# Engine help/opinions



## Pontiacpurebrred (Jun 22, 2011)

OK. I have found the following. 
Pontiac 400 WC block 
Casting number of XX481988 
Date code of K097

I have found some conflicting info ...
1978 400 220 HP WC M 8.1 402 6X 1-4 17058263 FB W72 Block Casting # XX481988
It is mated with a 3 speed and has the 6X heads, 2 bbl manifold and carb.

Now I have also found 
WC F-body 78 400 220 4-speed L-78 Z 1x4 568557
Trans Am motor.
I was told it was in a Firebird originally. 

Is there any other way to determine the origin of this motor? Definitively?

Second question, if I am comfortable with the price, is this a good candidate for a nice goat motor? Properly re-built ... cammed and dressed can this be a 400+ hp beast?


----------



## Thumpin455 (Feb 17, 2010)

The 988 block is better than the later 557 block because it hasnt been lightened. If you plan to build a stroker then the 988 is better. If you are only looking for 400hp and not planning on stroking it then the 557 block will work. Spray it and you run the risk of dropping the crank out the bottom or cracking the block. The 557 also might not have the holes drilled to fit the A body mounts, some were, some werent. I had one that wasnt.

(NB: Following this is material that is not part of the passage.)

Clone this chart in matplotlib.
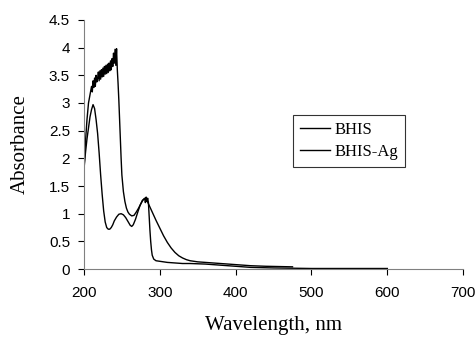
import matplotlib
matplotlib.use("Agg")
from matplotlib import pyplot as plt

# BHIS-Ag (noisy band up to ~4 at 240 nm, sharp cutoff at ~288 nm)
wl_ag = [200, 202, 204, 206, 208, 210, 211, 212, 213, 214, 215, 216, 217, 218, 219, 220,
         221, 222, 223, 224, 225, 226, 227, 228, 229, 230, 231, 232, 233, 234, 235, 236,
         237, 238, 239, 240, 241, 242, 243, 244, 245, 246, 247, 248, 249, 250, 252, 254,
         256, 258, 260, 263, 266, 269, 272, 275, 278, 280, 281, 282, 283, 284, 285, 286,
         287, 288, 289, 290, 292, 295, 300, 310, 320, 330, 340, 360, 380, 400, 420, 450,
         500, 550, 600]
abs_ag = [1.79, 2.3, 2.7, 3.0, 3.15, 3.3, 3.2, 3.4, 3.28, 3.45, 3.3, 3.5, 3.38, 3.45, 3.56, 3.4,
          3.58, 3.43, 3.6, 3.47, 3.63, 3.48, 3.66, 3.52, 3.68, 3.53, 3.7, 3.55, 3.72, 3.58, 3.76, 3.6,
          3.8, 3.66, 3.9, 3.72, 3.97, 3.68, 3.98, 3.6, 3.35, 3.05, 2.7, 2.35, 2.0, 1.7, 1.4, 1.22,
          1.1, 1.03, 0.99, 0.96, 0.97, 1.03, 1.1, 1.18, 1.25, 1.28, 1.2, 1.3, 1.22, 1.28, 1.2, 0.95,
          0.7, 0.5, 0.35, 0.25, 0.18, 0.15, 0.14, 0.12, 0.11, 0.1, 0.1, 0.09, 0.07, 0.05, 0.03, 0.02,
          0.01, 0.01, 0.01]

# BHIS (smooth)
wl_bhis = [200, 202, 204, 206, 208, 210, 212, 214, 216, 218, 220, 222, 224, 226, 228, 230,
           232, 234, 236, 238, 240, 243, 246, 249, 252, 255, 258, 261, 263, 265, 268, 271,
           274, 277, 280, 283, 286, 290, 295, 300, 305, 310, 315, 320, 325, 330, 335, 340,
           350, 360, 380, 400, 420, 440, 475]
abs_bhis = [1.8, 2.1, 2.35, 2.55, 2.75, 2.88, 2.97, 2.9, 2.7, 2.45, 2.1, 1.7, 1.35, 1.05, 0.85, 0.75,
            0.72, 0.72, 0.75, 0.8, 0.87, 0.94, 0.99, 1.0, 0.98, 0.93, 0.86, 0.79, 0.77, 0.8, 0.9, 1.03,
            1.15, 1.24, 1.27, 1.24, 1.15, 1.03, 0.88, 0.74, 0.6, 0.48, 0.38, 0.3, 0.24, 0.2, 0.17, 0.15,
            0.13, 0.12, 0.1, 0.08, 0.06, 0.05, 0.04]

fig = plt.figure(figsize=(4.77, 3.38), dpi=100)
ax = fig.add_axes([0.176, 0.204, 0.795, 0.737])

ax.plot(wl_bhis, abs_bhis, color="black", lw=1.0, label="BHIS")
ax.plot(wl_ag, abs_ag, color="black", lw=1.0, label="BHIS-Ag")

ax.set_xlim(200, 700)
ax.set_ylim(0, 4.5)
ax.set_xticks([200, 300, 400, 500, 600, 700])
ax.set_yticks([0, 0.5, 1, 1.5, 2, 2.5, 3, 3.5, 4, 4.5])
ax.set_yticklabels(["0", "0.5", "1", "1.5", "2", "2.5", "3", "3.5", "4", "4.5"])
ax.tick_params(axis="both", direction="out", length=4, width=0.8, labelsize=11,
               colors="black")
ax.tick_params(axis="x", pad=8)
ax.tick_params(axis="y", pad=6)
for lab in ax.get_xticklabels() + ax.get_yticklabels():
    lab.set_family("Liberation Sans")

ax.spines["top"].set_visible(False)
ax.spines["right"].set_visible(False)
ax.spines["left"].set_color("#808080")
ax.spines["bottom"].set_color("#808080")

ax.set_xlabel("Wavelength, nm", family="Liberation Serif", fontsize=15, labelpad=12)
ax.set_ylabel("Absorbance", family="Liberation Serif", fontsize=15, labelpad=14)

leg = ax.legend(loc="upper left", bbox_to_anchor=(0.614, 0.660),
                bbox_transform=fig.transFigure, borderaxespad=0, fancybox=False,
                prop={"family": "Liberation Serif", "size": 12}, handlelength=1.8,
                handletextpad=0.3, borderpad=0.4, labelspacing=0.4)
leg.get_frame().set_edgecolor("black")
leg.get_frame().set_linewidth(0.8)

plt.savefig("out.png", dpi=100)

The W72 used the heavier 988 block where the B body line and regular Trans Am/Formula got the 557 block. The chances of finding a W72 block with a 2 barrel intake are kinda rare, but people will swap almost anything around. The date code by the distributor and the two letter code under the passenger side head will tell you what it is out of. The casting behind the passenger side head tells you which block it is.


----------



## Pontiacpurebrred (Jun 22, 2011)

I think it was originally a 4bbl block, from everything I have found the XX481988 blocks were the better 79 400 the more dowdy block than the other 400 put in 78/79 Firebirds and TA's.

Guy says it has new plugs and wires and cap and rotor it runs but needs timed. 
I will of course be rebuilding it.

He's willing to trade it for my TH400 that I am not going to be using anyway. 

Good deal?


----------



## Instg8ter (Sep 28, 2010)

something you will use for something that will take up space in the garage is always a good deal.....wish i could get someone to trade me E-heads for my 326...


----------



## Pontiacpurebrred (Jun 22, 2011)

Instg8ter said:


> something you will use for something that will take up space in the garage is always a good deal.....wish i could get someone to trade me E-heads for my 326...


So opinions please....will this be as good of a starting block as any 400? I would prefer a 428 4 bolt block or a 67-70 GTO 400 block, but really in the final analysis is there any difference 400 to 400? Can I not cam, head and intake this bad boy and end up with an @$$ kicker?
:confused


----------



## BearGFR (Aug 25, 2008)

The 400 would be a better/stronger block than a 428/455. The larger main journals in the 421/428/455 result in less "meat" in the main webs and therefore less strength. Build a stroker with good quality parts (forged rods and pistons) and you have the best possible combination: same (or more) cubic inches as the 455 but without the drawbacks (larger main journal resulting in higher bearing speeds, weaker block).

Opinions vary on the point at which 4-bolt mains and a forged crank are "required", but in any case it's well north of 600 HP for either/both. 

These ain't ::cough - spit:: chevys we're dealing with here.

Bear


----------



## Pontiacpurebrred (Jun 22, 2011)

BearGFR said:


> The 400 would be a better/stronger block than a 428/455. The larger main journals in the 421/428/455 result in less "meat" in the main webs and therefore less strength. Build a stroker with good quality parts (forged rods and pistons) and you have the best possible combination: same (or more) cubic inches as the 455 but without the drawbacks (larger main journal resulting in higher bearing speeds, weaker block).
> 
> Opinions vary on the point at which 4-bolt mains and a forged crank are "required", but in any case it's well north of 600 HP for either/both.
> 
> ...


Well I agree with all that, I was more hoping for opinions on THIS 400 block. From everything I have been able to find this was Pontiac's last great performance 400 ... this particular 400 casting the XX481988 the W72 Firebird / TA motor. Based on an older casting (481988) from the late 60's. Only built in Michigan and only for about a year. When they were gone they were gone. Only the best team of engineers were assembling them, yadda yadda yadda. 

http://pontiacformula.free.fr/schema/W72pack.pdf

I think I almost HAVE to get it. I can trade a halfway tired TH400 I don't need or want for the complete engine. The only reason I wouldn't is if someone here has heard or seen anything I have missed that this may not be a good casting or good starting point for a good street 400. 

As always Bear, your opinions mean a lot, and thanks for chiming in!


----------



## DukeB-120th (Oct 19, 2009)

Do it, good sir!


----------



## Pontiacpurebrred (Jun 22, 2011)

It is done. I talked to the guy last night. I will be pulling my engine and tranny this weekend and then doing the swap next weekend. Thanks for the input everyone. 

It looks like it's all original except for the carb and intake manifold ... even has the 6X (4) heads. So it should run about 8.4:1 natural compression. May get these heads ported and rebuilt and just use them as they are the best late model Pontiac performance heads. We'll see once I get it home and torn down. 

So...anybody looking for a 1964 389?
arty:


----------